It has been said that a hungry man is an angry man, and if an SWS survey conducted last year is to be believed, there are about 4.3 million households that are pretty pissed right now.
The government has admitted that the current global financial crisis has affected food security, but says that it has programs and plans to address the problem.
Given how the government can take a P1-billion grant to curb corruption and still end up with worse corruption, we’re better off fending for ourselves.
Said fending for ourselves primarily limited to foraging at the supermarket, here are some god-sends from the ’80s that will keep you and your wallet relatively full (if not necessarily happy.)
Mang Tomas
If Perla is the jack-of-all-trades in the world of soap, Mang Tomas is the Jack (Bauer) and MacGyver of food in general. Not that it will fashion a helicopter out of spare parts or bust you out of a Vietnames POW camp, but it comes pretty damned close for something made of chopped liver.
Originally marketed as lechon sauce, it needed to rethink its strategy once lechon became a once-a-year delicacy so it soon became a sauce-for-all-seasons. Lechon manok, porkchops, crispy pata, sundry pork products. Pretty much anything would taste better with Mang Tomas. It was like edible weed if weed weren’t already edible in itself.
For the really poor (or high,) Mang Tomas was good as a substitute for meat. Poured on rice, it was not so cruel as not being fed. Mang Tomas was arrogant enough to advertise that it was good on bread, much like, say peanut butter, jam, and other bread spreads not made of chopped liver.

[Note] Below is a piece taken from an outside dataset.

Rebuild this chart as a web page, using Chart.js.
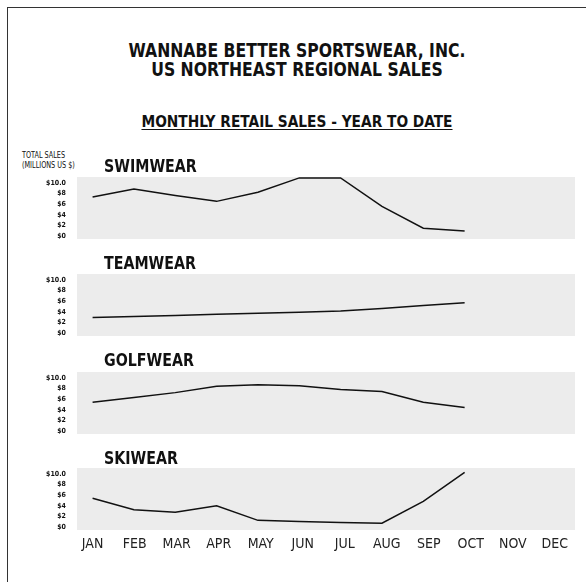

And it does make sense, after a fashion. It was like duck liver pate, only made of pork, runny, and was the final undeniable sign that your parents just weren’t making enough.
Colored Bread
There was a time when an afternoon snack consisted of some random bread from the sari-sari store and some soda. If you were a bit more middle class than most, you got pan de coco or spanish bread. This was basically bread filled with margarine or coco jam, good for that extra burst of sugar to tide you over until dinner.
For those on a tighter budget, it was colored bread. Essentially, this was just plain bread, likea dinner roll, made festive with food coloring. The coloring didn’t really add anything to the bread, but one must keep up appearances.
So, you had random chocolate-colored bread, ube-colored bread and the sickly-pink-red pan de regla (bread of menstruation. If nothing else, the color helped distract you from the fact that you were hungry.
And then, of course, there was the rarely-seen but forever-remembered mutation called rainbow bread.
If you’re not at a birthday party and are made to eat rainbow bread, your mother probably resented you for being born.
Healthy Snacks
Most kids hate vegetables. Most kids love snacks. So, someone came up with the most insidious plot to deceive children since a wolf pretended to be someone’s granny: they made Snacku! vegetable flavored snacks.
Made of healthy rice crackers and fortified with iron, it would have been the golden mean between what kids want and what parents want their children to eat, finally bridging the gap between generations while keeping kids healthy.
Like most utopian ideas, it failed horribly. Snacku! tasted worse than okra (universally hated by children) and had a suspiciously green tinge, like someone had gotten too creative with their watercolouring project (or had no talent.) The ultimate test to find out if your parents secretly hated you was if they gave you Snacku! in the afternoons.
In time, children were practically begging to be fed actual vegetables instead of this mutated munchy. They even offered to do extra chores and eat soap just to get away from this stuff.
Sadly, with a more health-conscious consumer in mind, many other “healthy snacks” are being offered on the market now.
And we’re not talking about peanuts or sunflower seeds, either. We mean vitamin-fortified corn-based snacks that are little more than updated Snacku!. Even sadder, not even twenty years of technological advancements have succeeded in making them not taste like ass.